Sabato sera si è concluso in tv il processo Tarantini (coordinatore, secondo l’accusa, di un giro di escort rifilate ai potenti in cambio di affari), snocciolato in una serie di puntate di Un Giorno in Pretura. Share al 7% per ottocentomila spettatori piuttosto fedeli vista la permanenza media sul programma.

Un Giorno in Pretura di sicuro il titolo più longevo della Rai, a parte alcune rubriche collaterali della fabbrica dei TG, come la Domenica Sportiva, TV7, TG2 Dossier etc. In effetti la trasmissione nacque nei primissimi anni ’80, cioè 35 anni or sono, e fu il primo assaggio della “tv realtà” che avrebbe di lì a poco caratterizzato la Terza Rete. L’idea pasoliniana raccolta da Angelo Guglielmi era di “descrivere la realtà con la realtà”, disintermediando il più possibile il rapporto fra il pubblico e il mondo rappresentato in tv.

Da qui l’iniziativa di piazzare le telecamere nei dibattimenti davanti al Pretore che allora, prima della riforma della procedura, sbrigava i casi cosiddetti minori. Come titolo, anche in funzione di ironico alleggerimento, fu scelto quello del film diretto nel 1953 da Steno, il padre dei Vanzina, con Peppino de Filippo nei panni del pretore Salomone (nome non casuale) e Alberto Sordi in quelli di Nando Mericoni, lo stesso che nell’Americano a Roma, sempre per la direzione di Steno, condannava il maccarone alla distruzione.
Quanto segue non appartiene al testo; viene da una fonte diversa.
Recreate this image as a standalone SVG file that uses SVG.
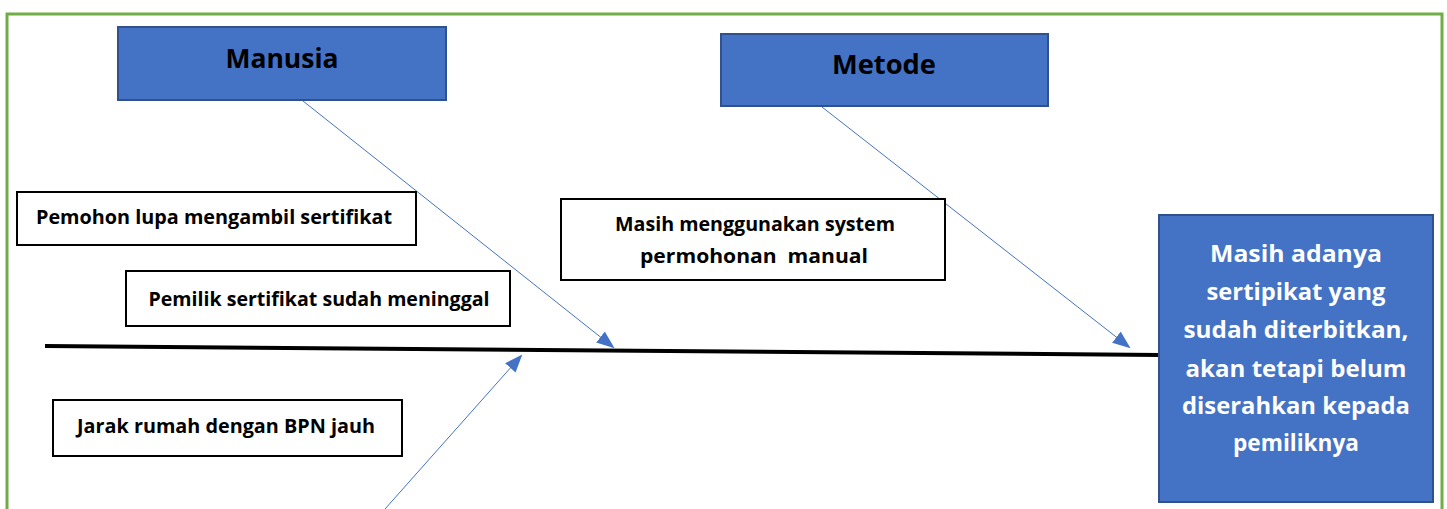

Ma la realtà non basta riprenderla per farla narrare di sé (se così fosse la tv riciclerebbe le immagini delle telecamere di sorveglianza) ed è comunque necessaria una mano che ne ricucia i momenti significativi. Siamo sempre lì, alla tensione fra oggettivo e soggettivo, fra il mondo come è (boh?) e il mondo quale viene percepito e concettualizzato (e qui ognuno fa, più o meno, da sé). Sul tema si accapigliano da sempre filosofi e moralisti, ma Roberta Petrelluzzi è sempre riuscita a tenerli buoni perché lavorando sulla montagna delle riprese in aula, alla fine l’effetto di mostrarti la realtà te lo dà, eccome, a differenza delle baruffe recitate in studio dei vari Forum e cloni dilagati nella pomeridiana tv da pianerottolo.

Di certo il programma ha un pubblico “suo”, che potremmo definire “medio-alto”, parimenti distribuito fra uomini e donne e fra tutte le aree del Paese. Un pubblico che aumenta col crescere del titolo di studio (come accade per tutti i programmi centrati sulle parole) e con una peculiare presenza di donne residenti in città e impegnate in lavori fuori casa.

Resta da sottolineare che la sfilata delle ragazze del Bunga Bunga ha un po’ mischiato le acque usuali convocando in platea anche i brufolosi maschi dell’età adolescenziale, tant’è che questi, dall’1% di share concesso a novembre a un processo “normale” (si parlava dell’uccisione di un tassista a seguito di un litigio stradale) sono schizzati al 10% grazie all’Ape Regina e alle sue sodali e rivali. Come a dirci una volta di più che il berlusconismo, come i capi fuori moda, in giro non lo vedi, ma stai certo che viene conservato nel guardaroba dell’immaginario nazionale.